そして、アルバム最後に収録されたM9「In Your Heart」リトルアンソニーを彷彿させる60年代前半のドゥアップの影響下が残るソウルバラッドテイストのこの楽曲。
ヴォーカルはなんとGotti本人!!!甘茶ソウルに必要な要素、ヘタウマの極致。ネイバーズ・コンプレインでこんなベタなこの曲調をやる必要性は無いんじゃない、とも思ってしまうが、ソウルミュージックに対する多大なる愛情を集約したこの作品のエピローグを担う役割をこの曲に与えようとしたんじゃ無いかと思っている。
再度、最初から、もう一度、通して聞きたい、と思える絶妙な余韻を残して作品が終わるのだ。

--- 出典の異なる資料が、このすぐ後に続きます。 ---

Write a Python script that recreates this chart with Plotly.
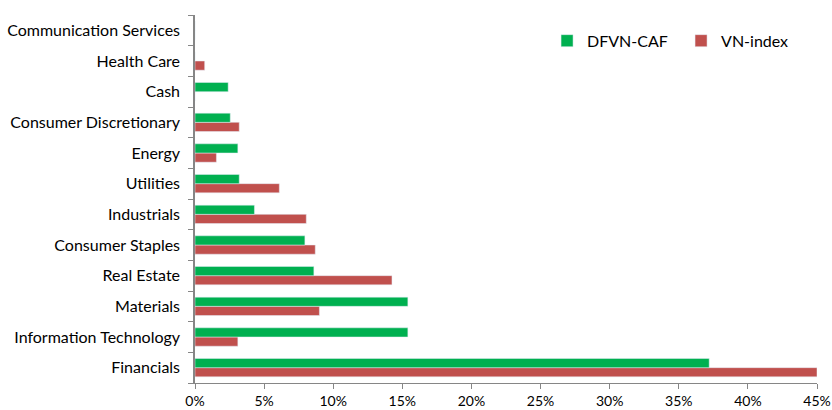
import plotly.graph_objects as go

categories = ["Financials", "Information Technology", "Materials", "Real Estate",
              "Consumer Staples", "Industrials", "Utilities", "Energy",
              "Consumer Discretionary", "Cash", "Health Care", "Communication Services"]
dfvn_caf = [37.2, 15.4, 15.4, 8.6, 7.95, 4.3, 3.2, 3.1, 2.55, 2.4, 0.0, 0.0]
vn_index = [45.0, 3.1, 9.0, 14.25, 8.7, 8.05, 6.1, 1.55, 3.2, 0.0, 0.7, 0.0]
x_ticks = [0, 5, 10, 15, 20, 25, 30, 35, 40, 45]
x_tick_labels = [f"{v}%" for v in x_ticks]

fig = go.Figure()
fig.add_trace(go.Bar(y=categories, x=vn_index, orientation="h", name="VN-index",
                     marker=dict(color="#C0504D"), legendrank=2))
fig.add_trace(go.Bar(y=categories, x=dfvn_caf, orientation="h", name="DFVN-CAF",
                     marker=dict(color="#00B050"), legendrank=1))

fig.update_layout(
    width=832, height=410,
    margin=dict(l=195, r=15, t=15, b=27, autoexpand=False),
    paper_bgcolor="white", plot_bgcolor="white",
    barmode="group", bargap=0.4, bargroupgap=0,
    font=dict(family="Lato", size=14, color="#000000"),
    legend=dict(orientation="h", x=0.566, y=0.93, xanchor="left", yanchor="middle",
                font=dict(size=16), bgcolor="rgba(0,0,0,0)", itemwidth=30,
                entrywidth=89, entrywidthmode="pixels",
                traceorder="normal"),
    showlegend=True,
)
fig.update_xaxes(range=[0, 45], tickvals=x_ticks, ticktext=x_tick_labels,
                 showgrid=False, zeroline=False, showline=True, linecolor="#868686",
                 ticks="outside", tickcolor="#868686", ticklen=5, fixedrange=True,
                 tickfont=dict(size=14), automargin=False)
fig.update_yaxes(showgrid=False, showline=True, linecolor="#868686", linewidth=1.5,
                 ticks="outside", tickson="boundaries", tickcolor="#868686", ticklen=5,
                 tickfont=dict(size=16), ticklabelstandoff=10, automargin=False,
                 fixedrange=True)

fig.write_html("out.html", config={"displayModeBar": False},
               post_script="document.body.style.margin='0px';document.body.style.overflow='hidden';")
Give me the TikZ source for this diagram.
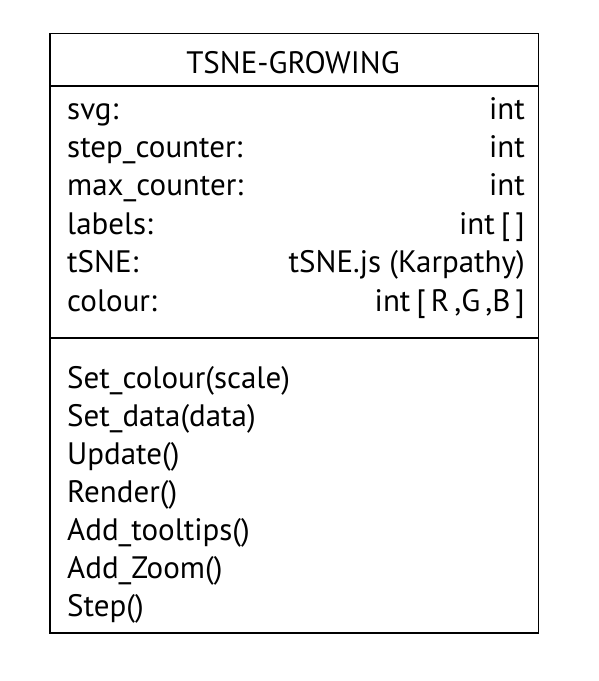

なお、M8「Life」で彼らはグラミー賞にエントリーするようだ。グラミー賞にエントリーするにはレコード会社などで組織されたアカデミー(全米録音芸術科学アカデミー)の登録メンバーの推薦がないとエントリーが出来ないのだが、ツテを辿ってその一縷のチャンスの糸を手に入れた。
結果はどうであれ、世界の頂点を本気で目指そうとする彼らを応援していきたい。

そして、彼らがGuittoneで切磋琢磨していた10年ほど前とは業界の事情も一変して音楽はボーダーレスなコンテンツとなっている。
ジャンルもそれぞれ固定されたものじゃ無い自由な世界となった。

Gottiが加入して10周年を迎える来年は節目ともいえる。しっかりと経験と知識に裏付けられたネイバーズ・コンプレインの次の10年は正にボーダーレスな活躍が期待できるディケードになるのかもしれない。

単なるシーズナブルアルバムじゃ無いこのアルバムを、幾度も聞いて、音の空間に散りばめられた様々な味わいをこの年の瀬に是非、楽しんでください。